The ten bodies are all male victims, but only two were identified as second-class passenger Michel Navratil and first-class saloon steward Frederick Wormald. The other eight men were not positively identified, but believed to be members of the crew by virtue of their clothing and personal effects.

The Titanic graves from a small plot within the larger Baron de Hirsch Cemetery,  the local cemetery for the Beth Israel Synagogue in Halifax. The cemetery was established in Halifax in 1893, adjacent to Halifax's Fairview Lawn Cemetery.  Baron de Hirsch Cemetery is a private cemetery.

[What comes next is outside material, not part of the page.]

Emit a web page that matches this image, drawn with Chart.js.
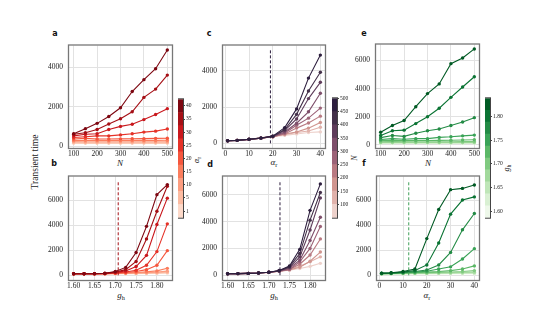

Despite being buried in a Jewish cemetery none in fact were of the Jewish faith, but were mistakenly identified as such by physical examination. The mistake occurred when a local rabbi identified firstly eight victims as Jewish and subsequently another ten victims as Jewish. He took it upon himself to direct undertakers to transfer these 18 victims to the Baron de Hirsch cemetery for internment, before the Sabbath.

The authorities, on discovering that bodies had been taken without authority, halted any further burials at Baron de Hirsch, but allowed the first eight burials to remain. They subsequently granted permission for a further two burials, yet again there was no assurance either victim was Jewish.

The story of Michel Navratil is of particular note He was travelling under an assumed name, Louis M Hoffman, with his two young sons. Custody of the young children rested with the mother following her separation from Michel Navratil. However, he conspired to take his young sons to America and travelled to Southampton before boarding a ship for New York. His plan unravelled when that ship, the Titanic, struck an iceberg. His young sons were placed in a lifeboat and survived, but Michel Navratil lost his life.

In the aftermath of the sinking his young sons were called the 'Navratil Orphans' by the popular press, until they were reunited with their mother following the publication of their photograph in the newspapers.